Le discours prononcé par Claude Lévi-Strauss le jour de ses 90 ans

Avec l’allongement de l’espérance de vie en France, il n’est plus rare d’avoir à entourer un aïeul franchissant le cap de ses 90 ans. Claude Lévi-Strauss est mort à 100 ans en 2009. En 1999, il avait improvisé une allocution à l’occasion d’une cérémonie amicale organisée au Collège de France pour fêter ses 90 ans.
Lisez ci-après ce discours bouleversant et remarquable, témoignage de son extrême lucidité. Je retiens pour ma part que la souffrance d’avoir à prendre acte de la dégradation de ses facultés physiques est, un temps, apaisée par la présence des amis réunis autour de lui.

« Montaigne dit que la vieillesse nous diminue chaque jour et nous entame de telle sorte que, quand la mort survient, elle n’emporte plus qu’un quart d’homme ou un demi-homme. Montaigne est mort à 59 ans et ne pouvait sans doute avoir idée de l’extrême vieillesse où je me trouve aujourd’hui.

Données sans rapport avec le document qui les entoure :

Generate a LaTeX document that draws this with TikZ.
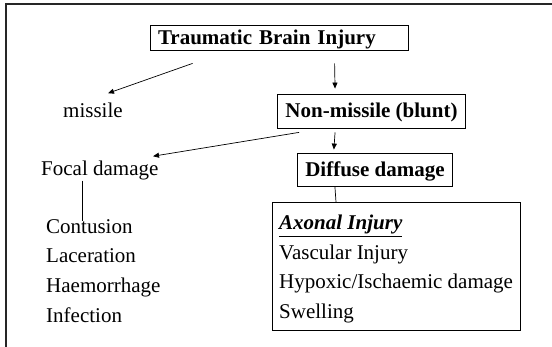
\documentclass[tikz,border=0pt]{standalone}
\usepackage{fontspec}
\setmainfont{Liberation Serif}
\usetikzlibrary{arrows.meta, positioning, calc}

\begin{document}
\begin{tikzpicture}[
    x=1pt, y=-1pt,
    font=\fontsize{21}{25}\selectfont,
    box/.style={draw, line width=0.8pt, text height=14pt, text depth=0pt, inner xsep=8pt,
        font=\fontsize{21}{25}\selectfont\bfseries},
    item/.style={anchor=base west, inner sep=0pt},
    arr/.style={-{Triangle[length=6pt, width=5pt]}, line width=0.7pt},
    link/.style={line width=0.7pt},
    frame/.style={line width=1.5pt, black!85},
]
\useasboundingbox (0,0) rectangle (552,347);

% ===== marco =====
\draw[frame] (6,347) -- (6,4) -- (552,4);

% ===== cajas =====
\node[box, inner ysep=5.5pt, text width=242pt, align=left] (tbi) at (279,37.5) {Traumatic Brain Injury};
\node[box, inner ysep=10pt] (nonm) at (371.5,111) {Non-missile (blunt)};
\node[box, inner ysep=9.5pt] (dif) at (375,169.5) {Diffuse damage};

% ===== textos sueltos =====
\node[item] (missile) at (63,118) {missile};
\node[item] (focal) at (41,176) {Focal damage};

% focal: lista
\foreach \t [count=\i] in {Contusion, Laceration, Haemorrhage, Infection}
    \node[item] (f\i) at (46, 203.5+29.7*\i) {\t};

% difuso: caja con lista
\node[draw, line width=0.8pt, minimum width=248pt, minimum height=128pt, inner sep=0pt,
    anchor=north west] (dbox) at (272,202) {};
\foreach \t [count=\i] in {{\underline{\textbf{\textit{Axonal Injury}}}}, Vascular Injury,
        Hypoxic/Ischaemic damage, Swelling}
    \node[item] (d\i) at (279, 200.5+29.5*\i) {\t};

% ===== flechas =====
\draw[arr] ($(tbi.south west)+(43,13)$) -- ($(missile.north west)+(45,-10)$);
\draw[arr] ($(tbi.south west)+(185,13)$) -- ($(nonm.north west)+(58,-5)$);
\draw[arr] ($(nonm.south west)+(22,4)$) -- ($(focal.north west)+(112,-5)$);
\draw[arr] ($(nonm.south west)+(58,4)$) -- ($(dif.north west)+(37,-3)$);
\draw[link] ($(focal.south west)+(41,0)$) -- ($(f1.north west)+(36,2)$);
\draw[link] ($(dif.south west)+(38,0)$) -- ($(dbox.north west)+(64,0)$);

\end{tikzpicture}
\end{document}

Dans ce grand âge que je pensais pas atteindre et qui constitue une des plus curieuses surprises de mon existence, j’ai le sentiment d’être comme un hologramme brisé. Cet hologramme ne possède plus son unité entière et, cependant, comme dans tout hologramme, chaque partie restante conserve une image et une représentation complète du tout. Ainsi y a-t-il aujourd’hui pour moi un moi réel, qui n’est plus que le quart ou la moitié d’un homme, et un moi virtuel, qui conserve encore vive une idée du tout. Le moi virtuel dresse un projet de livre, commence à en organiser les chapitres et dit au moi réel : « C’est à toi de continuer ». Et le moi réel, qui ne peut plus, dit au moi virtuel : « C’est ton affaire. C’est toi seul qui vois la totalité ».

Ma vie se déroule à présent dans ce dialogue très étrange. Je vous suis très reconnaissant d’avoir pour quelques instants, grâce à votre présence aujourd’hui et votre amitié, fait cesser ce dialogue en permettant à ces deux moi de coïncider de nouveau.

Je sais bien que le moi réel continue de fondre jusqu’à la dissolution ultime, mais je vous suis reconnaissant de m’avoir tendu la main, me donnant ainsi le sentiment, pour un instant, qu’il en est autrement. »

Reconstitué de mémoire par Roger-Pol Droit et publié dans Le monde le 28/11/2008.